案例五,抗拒执法人员(《德国刑法典》第113条):如果行为人手持武器对抗执法人员,将会被处以严厉的刑罚(第113条第2款第1号)。具体案例是,一个汽车司机拒绝驾照例行检查。警察让他拔出启动钥匙并下车接受询问。在警察刚弯下腰将手伸进车窗时,这个司机加大油门倒车将警察在地上拖行了10米至15米。可以将这样的行为视为手持武器对抗执法人员吗?德累斯顿高等法院至今将此行为按照第113条的规定进行了入罪并将汽车视为武器。联邦宪法法院裁定这个判决违宪,并废除了这个判决。其理由是:当物体的主要用途是对付他人或者使用这个物体带有明显的伤害目的,比如用木棒或者刀具进行劈刺时,依照日常惯用语可以将该物体称为武器。但是,如果一个物体在其惯常用途之外还可以在打斗中被使用,并不能证明这个物体具有武器特征的。

评述:罗克辛教授在文中阐述了德国法律的明确性要求及司法实践情况。显而易见,德国刑法的明确性要求,强调违法行为必须是明确规定的。
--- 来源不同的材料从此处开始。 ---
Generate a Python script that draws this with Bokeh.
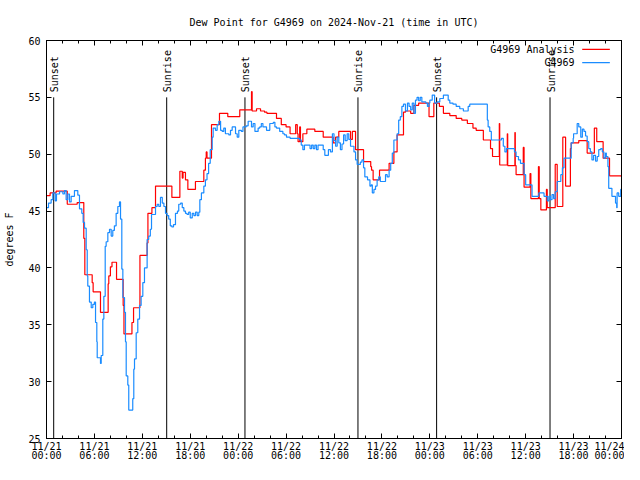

只有当法律明确规定犯罪行为的具体特征时,才是可能的。强调条文解释应以通俗的字面含义为依据,不得超越普通民众对法规语意理解的边界。因此,上述案例一,因盗窃构成要件之一必须是物品,而电力不是物品,故不能入罪。案例二,因拎着被害人将其头部撞墙,墙壁解释为工具不符合口语习惯,故不能解释为工具,被告的行为也就不能认定为使用工具的危险伤害罪,也就不能被处以更严厉的刑罚。案例三,当时法律规定使用马车盗窃森林是重罪。行为人使用汽车盗窃森林,是否认定为使用马车盗窃一样的重罪,意见不一。德国联邦最高法院认为汽车虽然不符合条文的字面含义,但是符合条文的法律意义,进而作出重罪判决。然而,罗克辛教授认为这样的表述恰恰是一种类推适用。案例四,联邦最高法院认为行为人未被女主人发现之前冲上去打倒女主人,应认为“被当场发现”,进而作出抢劫性盗窃的判决。可是,罗克辛教授认为这超出了法条的字面含义,实际上也是一种类推。案例五,行为为抗拒执法倒车将警察在地上拖了十余米,德累斯顿高等法院将汽车视为武器,认定其行为属于手持武器对抗执法人员,从而判处严厉刑罚。不过,联邦宪法法院认为日常惯用语不能视汽车是武器,裁定此判决违宪,也就是违反罪刑法定原则,废除了这个判决。从这些案例可见,德国语境中的罪刑法定原则明确性,强调规范事实属性的明确性,强调生活行为与规范行为的完全吻合,讲得好听点是严谨,讲得难听点是死板。当然,其中有些判决也体现了价值属性的明确性,也就是法律意义的明确性,主要是实务部门基于现实考虑而为之。问题是实务部门的此类实事求是的判决,未能获得包括罗克辛教授在内的理论界的认可。笔者认为,刑法理论若要有所突破的话,必然来源于司法实践,不可能来源于法学院。刑法理论应用于司法实践,理论与实践不匹配,问题到底出在哪里,司法实践第一线的人信息最为全面,理解最为深刻,解决问题的办法往往更具有创造性。在德国也是如此。例如,对于法律明确性的要求,首先是立法者和司法者意识到,实践中有时必须使用不明确的概念来表现明确性。所谓不明确的概念,其实就是价值概念。其次才是学者们对价值概念的明确性有所感知和体会。本文中罗克辛教授基于立法与司法的实际,提出了“必须使用其他标准才能符合明确性要求”。其他标准就是引入价值概念。不过,这种使用不明确概念(价值)新观念新观点,尚未在德国理论界与实务界形成气候,明确性要求的传统理解仍然占据统治地位,以致于罗克辛教授在文中得出“仔细研究就会发现,尤其是最近几年则呈现出朝着严格遵守罪刑法定原则的方向发展”的结论。总体而言,在法律明确性这个问题上,德国人其实远未修成正果,仍然还在混沌的黑暗中摸索徘徊。